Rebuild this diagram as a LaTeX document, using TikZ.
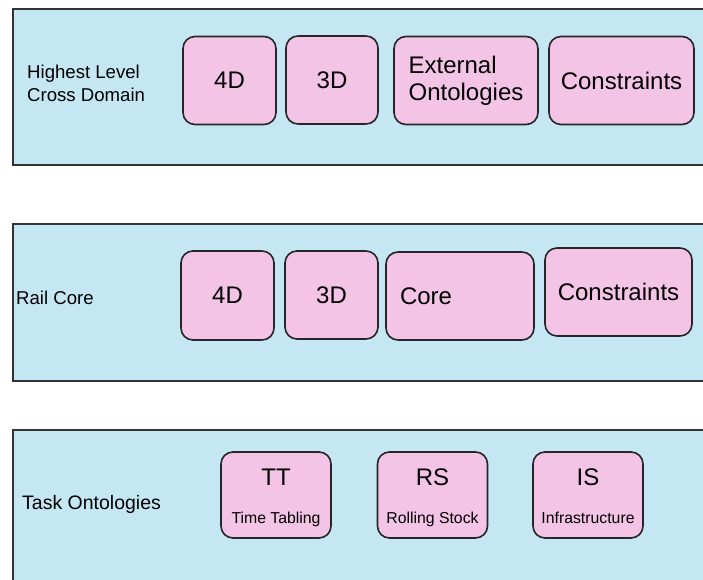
\documentclass[tikz,border=0pt]{standalone}
\usepackage{fontspec}
\setmainfont{Liberation Sans}

\definecolor{layerblue}{RGB}{197,231,243}
\definecolor{ontopink}{RGB}{244,196,230}

\tikzstyle{layer}=[draw=black!80,line width=2pt,fill=layerblue,rectangle,inner sep=0pt,anchor=north west]
\tikzstyle{onto}=[draw=black!85,line width=1.6pt,fill=ontopink,rectangle,rounded corners=12pt,inner sep=0pt,font=\fontsize{24}{27}\selectfont]
\tikzstyle{lvl}=[anchor=west,inner sep=0pt,align=left,font=\fontsize{18.6}{23}\selectfont]
\tikzstyle{abbr}=[anchor=base,inner sep=0pt,font=\fontsize{24}{27}\selectfont]
\tikzstyle{sub}=[anchor=base,inner sep=0pt,font=\fontsize{15.8}{17}\selectfont]

\begin{document}
\begin{tikzpicture}[x=1pt,y=-1pt]
			\useasboundingbox (0,0) rectangle (703,580);
			\clip (0,0) rectangle (703,580);
			% layers
			\node (L1) [layer,minimum width=720pt,minimum height=156pt] at (12,8) {};
			\node (L2) [layer,minimum width=720pt,minimum height=157pt] at (12,223) {};
			\node (L3) [layer,minimum width=720pt,minimum height=200pt] at (12,429) {};
			\node (L1txt) [lvl] at (27,83) {Highest Level\\Cross Domain};
			\node (L2txt) [lvl] at (16,298) {Rail Core};
			\node (L3txt) [lvl,font=\fontsize{19.5}{23}\selectfont] at (22,504.5) {Task Ontologies};
			
			% highest level
			\node (h4D) [onto,minimum width=93pt,minimum height=88pt] at (229.5,80.5) {4D};
			\node (h3D) [onto,minimum width=92pt,minimum height=88pt] at (332,80) {3D};
			\node (hExt) [onto,minimum width=144pt,minimum height=88pt,align=left] at (466,80.5) {External\\Ontologies};
			\node (hCon) [onto,minimum width=145pt,minimum height=88pt] at (621.5,80.5) {Constraints};
			
			% rail core
			\node (r4D) [onto,minimum width=93pt,minimum height=89pt] at (227.5,295.5) {4D};
			\node (r3D) [onto,minimum width=93pt,minimum height=88pt] at (331.5,295) {3D};
			\node (rCore) [onto,minimum width=148pt,minimum height=88pt,text width=120pt,inner xsep=14pt,align=left] at (460,296) {Core};
			\node (rCon) [onto,minimum width=147pt,minimum height=88pt] at (618.5,292) {Constraints};
			
			% task ontologies
			\foreach \nm/\cx/\ab/\full in {TT/276/TT/Time Tabling,RS/432.5/RS/Rolling Stock,IS/588/IS/Infrastructure}{
				\node (\nm) [onto,minimum width=110pt,minimum height=86pt] at (\cx,495) {};
				\node (\nm-ab) [abbr] at (\cx,485) {\ab};
				\node (\nm-full) [sub] at (\cx,523) {\full};
			}
		\end{tikzpicture}
\end{document}
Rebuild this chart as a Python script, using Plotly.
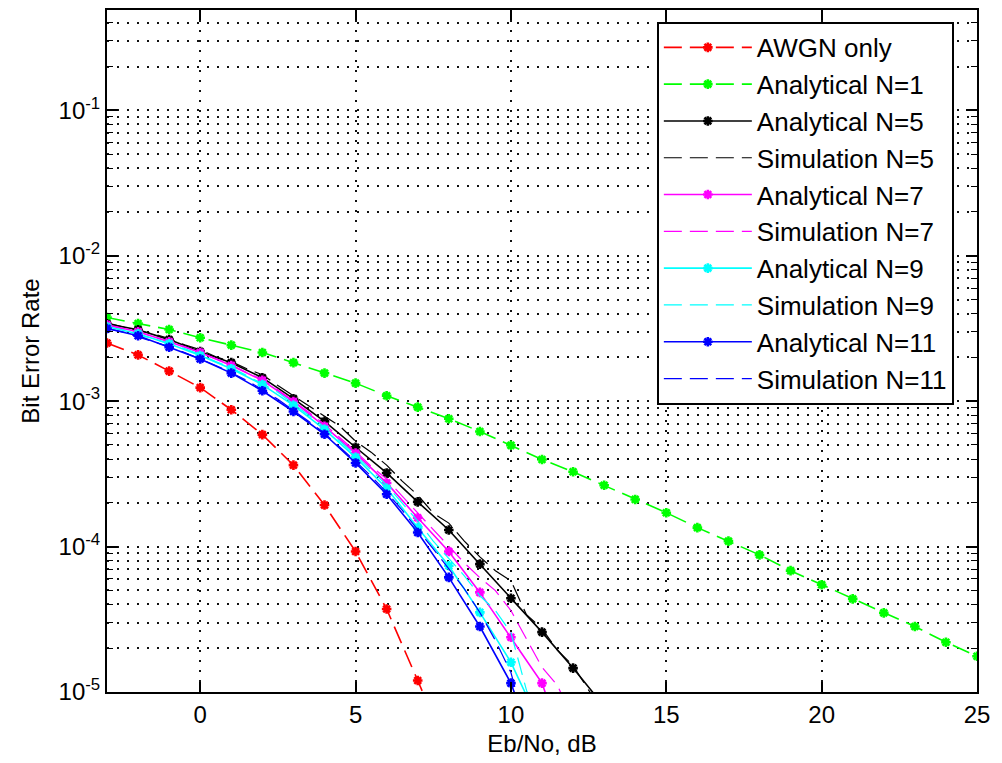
import numpy as np
import plotly.graph_objects as go

# ---------------- data ----------------
x_awgn = [-3, -2, -1, 0, 1, 2, 3, 4, 5, 6, 7, 8]
ber_awgn = [2.51e-3, 2.08e-3, 1.61e-3, 1.24e-3, 8.73e-4, 5.89e-4, 3.63e-4,
            1.93e-4, 9.25e-5, 3.72e-5, 1.2e-5, 3.8e-6]

x_n1 = list(range(-3, 26))
ber_n1 = [3.76e-3, 3.42e-3, 3.11e-3, 2.73e-3, 2.43e-3, 2.16e-3, 1.84e-3, 1.56e-3,
          1.33e-3, 1.09e-3, 9.1e-4, 7.57e-4, 6.19e-4, 4.97e-4, 3.97e-4, 3.27e-4,
          2.64e-4, 2.11e-4, 1.71e-4, 1.35e-4, 1.09e-4, 8.77e-5, 6.83e-5, 5.47e-5,
          4.37e-5, 3.50e-5, 2.82e-5, 2.20e-5, 1.76e-5]

x_n5 = list(range(-3, 14))
ber_an5 = [3.40e-3, 3.10e-3, 2.65e-3, 2.19e-3, 1.84e-3, 1.45e-3, 1.04e-3, 7.26e-4,
           4.82e-4, 3.21e-4, 2.03e-4, 1.30e-4, 7.57e-5, 4.41e-5, 2.58e-5, 1.46e-5,
           7.98e-6]

x_n7 = list(range(-3, 13))
ber_an7 = [3.35e-3, 3.00e-3, 2.56e-3, 2.16e-3, 1.76e-3, 1.39e-3, 9.95e-4, 6.71e-4,
           4.39e-4, 2.74e-4, 1.58e-4, 9.25e-5, 4.84e-5, 2.38e-5, 1.15e-5, 2.8e-6]

x_n9 = list(range(-3, 12))
ber_an9 = [3.25e-3, 2.91e-3, 2.48e-3, 2.06e-3, 1.67e-3, 1.30e-3, 9.35e-4, 6.4e-4,
           4.11e-4, 2.52e-4, 1.35e-4, 7.38e-5, 3.53e-5, 1.60e-5, 5.6e-6]

x_n11 = list(range(-3, 12))
ber_an11 = [3.16e-3, 2.82e-3, 2.35e-3, 1.95e-3, 1.56e-3, 1.18e-3, 8.49e-4, 5.92e-4,
            3.76e-4, 2.29e-4, 1.25e-4, 6.14e-5, 2.82e-5, 1.15e-5, 3.0e-6]

xs5 = [-3, -2.5, -2, -1.5, -1, -0.5, 0, 0.5, 1, 1.5, 2, 2.5, 3, 3.5, 4, 4.5, 5, 5.5,
       6, 6.5, 7, 7.5, 8, 8.5, 9, 9.5, 10, 10.5, 11, 11.5, 12, 12.5, 13]
ber_sim5 = [3.46e-3, 3.25e-3, 3.05e-3, 2.91e-3, 2.69e-3, 2.44e-3, 2.26e-3, 2.02e-3,
            1.87e-3, 1.67e-3, 1.52e-3, 1.28e-3, 1.09e-3, 9.2e-4, 7.85e-4, 6.71e-4,
            5.30e-4, 4.46e-4, 3.63e-4, 2.82e-4, 2.26e-4, 1.70e-4, 1.45e-4, 1.09e-4,
            8.49e-5, 6.83e-5, 5.82e-5, 3.40e-5, 2.73e-5, 1.93e-5, 1.52e-5, 1.03e-5,
            7.26e-6]

xs7 = [-3, -2.5, -2, -1.5, -1, -0.5, 0, 0.5, 1, 1.5, 2, 2.5, 3, 3.5, 4, 4.5, 5, 5.5,
       6, 6.5, 7, 7.5, 8, 8.5, 9, 9.5, 10, 10.5, 11, 11.5, 12]
ber_sim7 = [3.35e-3, 3.15e-3, 3.00e-3, 2.77e-3, 2.56e-3, 2.37e-3, 2.16e-3, 1.96e-3,
            1.78e-3, 1.57e-3, 1.41e-3, 1.20e-3, 1.01e-3, 8.38e-4, 6.92e-4, 5.56e-4,
            4.52e-4, 3.57e-4, 2.91e-4, 2.22e-4, 1.70e-4, 1.32e-4, 1.01e-4, 7.73e-5,
            6.11e-5, 4.98e-5, 3.63e-5, 2.33e-5, 1.48e-5, 1.11e-5, 6.4e-6]

xs9 = [-3, -2.5, -2, -1.5, -1, -0.5, 0, 0.5, 1, 1.5, 2, 2.5, 3, 3.5, 4, 4.5, 5, 5.5,
       6, 6.5, 7, 7.5, 8, 8.5, 9, 9.5, 10, 10.5, 11]
ber_sim9 = [3.25e-3, 3.10e-3, 2.86e-3, 2.69e-3, 2.48e-3, 2.30e-3, 2.09e-3, 1.87e-3,
            1.70e-3, 1.50e-3, 1.32e-3, 1.15e-3, 9.64e-4, 7.98e-4, 6.61e-4, 5.30e-4,
            4.25e-4, 3.35e-4, 2.65e-4, 1.99e-4, 1.50e-4, 1.09e-4, 8.24e-5, 6.30e-5,
            4.59e-5, 3.63e-5, 2.56e-5, 1.03e-5, 5.47e-6]

xs11 = [-3, -2.5, -2, -1.5, -1, -0.5, 0, 0.5, 1, 1.5, 2, 2.5, 3, 3.5, 4, 4.5, 5, 5.5,
        6, 6.5, 7, 7.5, 8, 8.5, 9, 9.5, 10, 10.5]
ber_sim11 = [3.15e-3, 3.00e-3, 2.77e-3, 2.56e-3, 2.37e-3, 2.16e-3, 1.96e-3, 1.76e-3,
             1.57e-3, 1.39e-3, 1.20e-3, 1.03e-3, 8.63e-4, 7.26e-4, 6.01e-4, 4.82e-4,
             3.86e-4, 3.05e-4, 2.37e-4, 1.78e-4, 1.32e-4, 9.64e-5, 7.03e-5, 5.13e-5,
             3.52e-5, 2.26e-5, 1.36e-5, 5.47e-6]

y_major = [1e-5, 1e-4, 1e-3, 1e-2, 1e-1]
y_major_text = ["10<sup>-5</sup>", "10<sup>-4</sup>", "10<sup>-3</sup>",
                "10<sup>-2</sup>", "10<sup>-1</sup>"]
x_ticks = [0, 5, 10, 15, 20, 25]

# ---------------- figure ----------------
FONT = "Liberation Sans, Arial, sans-serif"
DASH = "18px,8px"
fig = go.Figure()


def add(x, y, name, color, dash, marker):
    fig.add_trace(go.Scatter(
        x=x, y=y, name=name,
        mode="lines+markers" if marker else "lines",
        line=dict(color=color, width=1.6 if marker else 1.2, dash=dash),
        marker=dict(symbol="asterisk", size=8, color=color,
                    line=dict(color=color, width=2.6)) if marker else None,
    ))


add(x_awgn, ber_awgn, "AWGN only", "#FF0000", DASH, True)
add(x_n1, ber_n1, "Analytical N=1", "#00FF00", DASH, True)
add(x_n5, ber_an5, "Analytical N=5", "#000000", "solid", True)
add(xs5, ber_sim5, "Simulation N=5", "#000000", DASH, False)
add(x_n7, ber_an7, "Analytical N=7", "#FF00FF", "solid", True)
add(xs7, ber_sim7, "Simulation N=7", "#FF00FF", DASH, False)
add(x_n9, ber_an9, "Analytical N=9", "#00FFFF", "solid", True)
add(xs9, ber_sim9, "Simulation N=9", "#00FFFF", DASH, False)
add(x_n11, ber_an11, "Analytical N=11", "#0000FF", "solid", True)
add(xs11, ber_sim11, "Simulation N=11", "#0000FF", DASH, False)

minor_vals = [m * 10.0 ** e for e in range(-5, 0) for m in range(2, 10)]
minor_vals = [v for v in minor_vals if v < 0.49]

GRID = dict(gridcolor="#111111", gridwidth=1.7, griddash="1.7px,8.3px")

fig.update_layout(
    width=1002, height=763,
    margin=dict(l=107, r=25, t=8, b=71),
    paper_bgcolor="white", plot_bgcolor="white",
    font=dict(family=FONT, size=24, color="black"),
    showlegend=True,
    legend=dict(
        x=0.632, y=0.9825, xanchor="left", yanchor="top",
        bgcolor="white", bordercolor="black", borderwidth=2,
        font=dict(family=FONT, size=26, color="black"),
        itemwidth=88, tracegroupgap=0,
    ),
    xaxis=dict(
        range=[-3, 25], tickvals=x_ticks,
        ticks="inside", ticklen=10, tickwidth=1.5, tickcolor="black",
        showline=True, linecolor="black", linewidth=2, mirror="allticks",
        showgrid=True, zeroline=False,
        title=dict(text="Eb/No, dB", standoff=8, font=dict(size=24)),
        tickfont=dict(size=24),
        **GRID,
    ),
    yaxis=dict(
        type="log", range=[-5, -0.31],
        tickvals=y_major, ticktext=y_major_text,
        ticks="inside", ticklen=11, tickwidth=1.5, tickcolor="black",
        showline=True, linecolor="black", linewidth=2, mirror="allticks",
        showgrid=True, zeroline=False,
        title=dict(text="Bit Error Rate", standoff=12, font=dict(size=24)),
        tickfont=dict(size=24),
        minor=dict(tickvals=minor_vals, ticks="inside", ticklen=6,
                   tickcolor="black", tickwidth=1.2, showgrid=True, **GRID),
        **GRID,
    ),
)

fig.write_html("out.html")
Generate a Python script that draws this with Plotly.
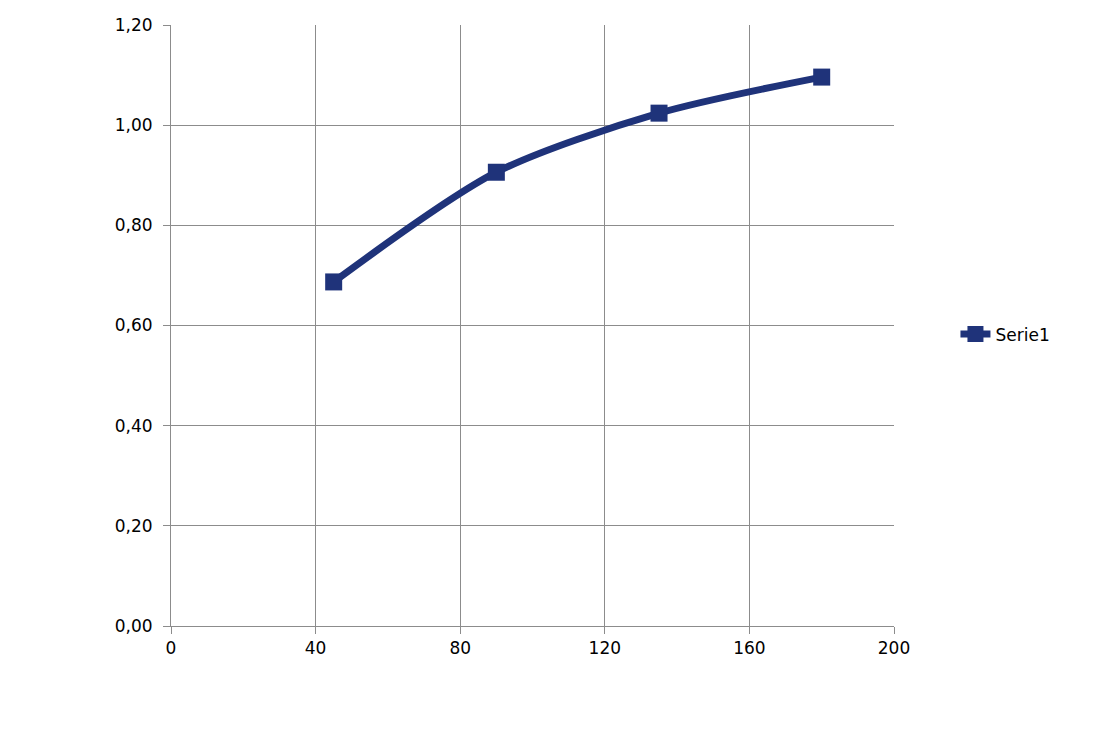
import plotly.graph_objects as go

x_vals = [45, 90, 135, 180]
y_vals = [0.687, 0.906, 1.024, 1.096]
series_name = "Serie1"
x_ticks = [0, 40, 80, 120, 160, 200]
y_ticks = [0.0, 0.2, 0.4, 0.6, 0.8, 1.0, 1.2]
y_tick_text = ["0,00", "0,20", "0,40", "0,60", "0,80", "1,00", "1,20"]

line_color = "#1f337a"
grid_color = "#8c8c8c"

fig = go.Figure()
fig.add_trace(go.Scatter(
    x=x_vals, y=y_vals, name=series_name,
    mode="lines+markers",
    line=dict(color=line_color, width=7, shape="spline", smoothing=0.8),
    marker=dict(symbol="square", size=17, color=line_color),
))

fig.update_layout(
    width=1110, height=735,
    margin=dict(l=163, r=224, t=17, b=117, autoexpand=False),
    paper_bgcolor="white", plot_bgcolor="white",
    font=dict(family="DejaVu Sans, sans-serif", size=17, color="#000000"),
    showlegend=True,
    legend=dict(x=1.085, y=0.485, xanchor="left", yanchor="middle",
                font=dict(size=17), itemwidth=30, bgcolor="rgba(0,0,0,0)"),
    xaxis=dict(range=[0, 200], tickvals=x_ticks, ticktext=[str(v) for v in x_ticks],
               showgrid=True, gridcolor=grid_color, gridwidth=1,
               showline=True, linecolor=grid_color, linewidth=1,
               ticks="outside", ticklen=7, tickcolor=grid_color,
               zeroline=False, fixedrange=True, automargin=False),
    yaxis=dict(range=[0, 1.2], tickvals=y_ticks, ticktext=y_tick_text,
               showgrid=True, gridcolor=grid_color, gridwidth=1,
               showline=True, linecolor=grid_color, linewidth=1,
               ticks="outside", ticklen=7, tickcolor=grid_color,
               ticklabelstandoff=7,
               zeroline=False, fixedrange=True, automargin=False),
)

fig.write_html("out.html")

....

▶ [TO BE DONE]
Check every line of the records above for the string "script" and say how many contain it, giving the number alone.

▶ [ANSWER TO THE EXERCISE]
2